WEEK ONE Discussion Thread: Pages 3-94 [Spoiler-Free]

I finally got through to page 94. I fear this may be buried, but here goes:

Turns out this book is all about drugs! I'm a big Pynchon fan and see some overlaps here, but there was a lovely moment in my early Pynchon days where I realized "oh, this book isn't scary, it's funny! Looney Tunes kind of funny!" I'm coming away from my first hundred pages of IJ with a similar feeling of pleasant surprise. It's very silly and the dryness it occasionally will drag us through is charmingly clinical, esp. w/r/t those moments that read to me like dr. shorthand.

Some thoughts:

1: The acronyms like O.N.A.N. and the subsidized years will eventually be cleared up, right? Have I missed something? At this point I feel like I'm more interested in hearing that "the year of the depend adult undergarment" is something as navigable as "1989" than I am interested in learning what it actually means to have that new nomenclature. There are clearly multiple timelines going on and some footing will be a big help.

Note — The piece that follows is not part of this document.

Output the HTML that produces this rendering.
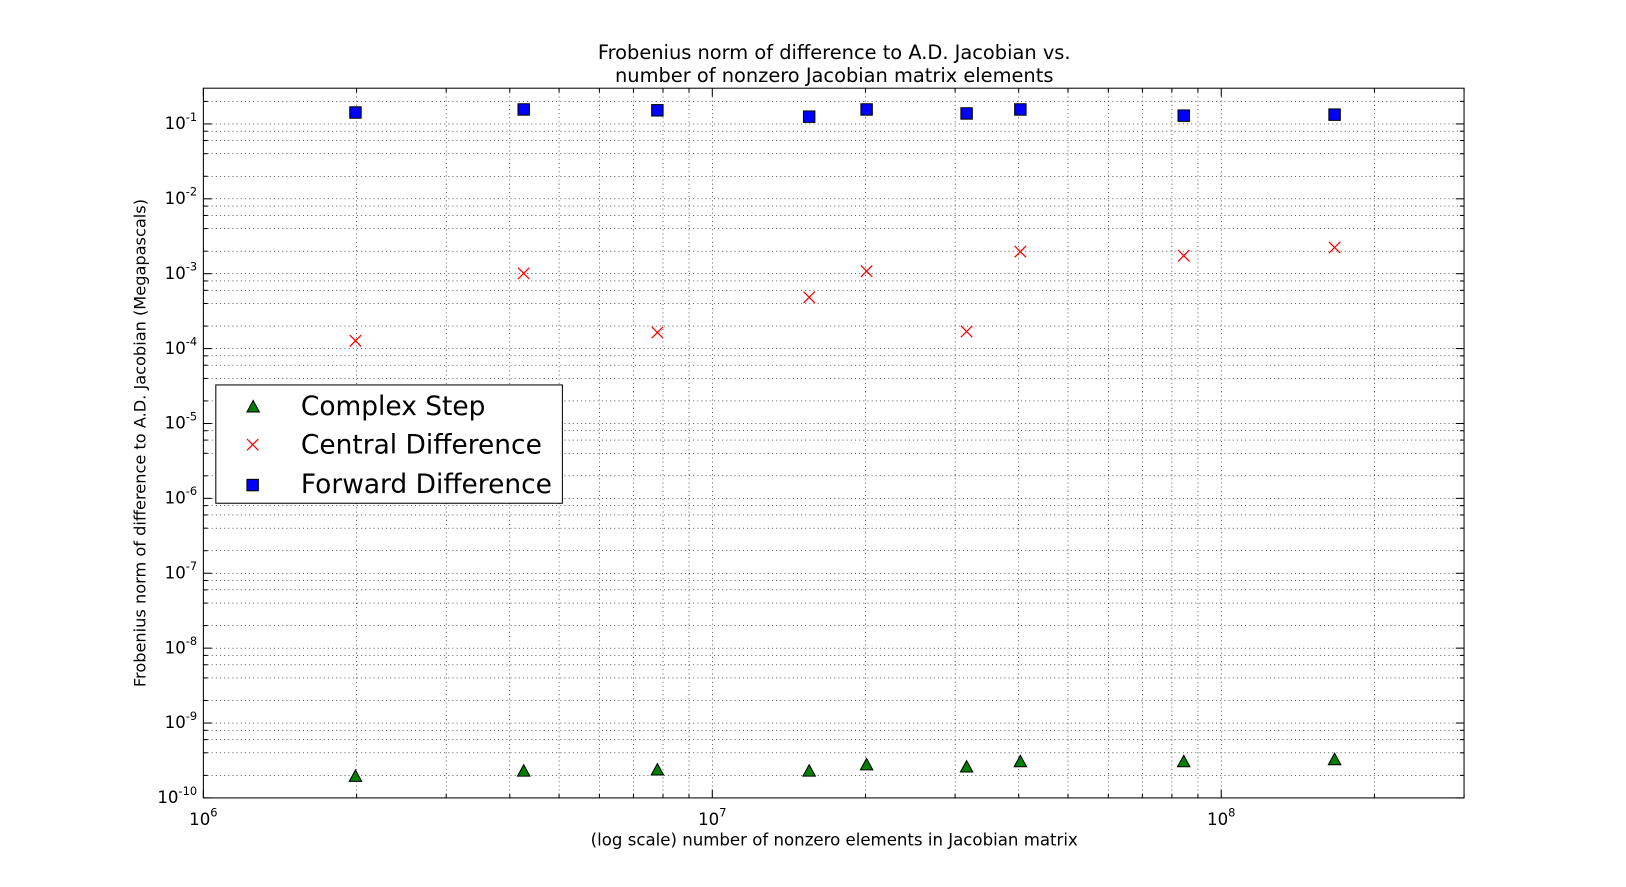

1a: Some terrorism plot is a-brewing but I have no idea what's going on. Similar to the above: were there clues I missed or will those details emerge?

2: Fascinated to hear both the big pot-smoker from the beginning and the suicide-watch girl Katherine talking about how their focus is not drugs but stopping drugs. Like, the pressure to put something to rest can bloom into an obsessed overdoing of that thing. Reading this in a ridiculously lengthy 1,000 page book is particularly intriguing on a meta/reflective level: DFW's 1,000 pages is about as confidently essential as Erdedy's 1/5-kilo of weed. I kind of get it: if you're going to write a novel and finish it, why wouldn't you put everything into it?

3: Central line, to me, of these first 100 pages, is buried in a footnote (#34): Georg Cantor's "1905-ish Diagonal Proof", which demonstrates that "there can be an infinite of things between any two things no matter how close together those things are." I mean, wow: I want to connect all these dots -- I think we, as readers, of big system-novels like IJ, expect threads to cross over but this proof kind of says that in order to do so, you'll need to pass through an infinitude of possibilities.

4: Spotted the titular line of "Infinite Jest" in a footnote of James O. Incandenza's film history. What to make of that? Curious he tried to make the picture three times.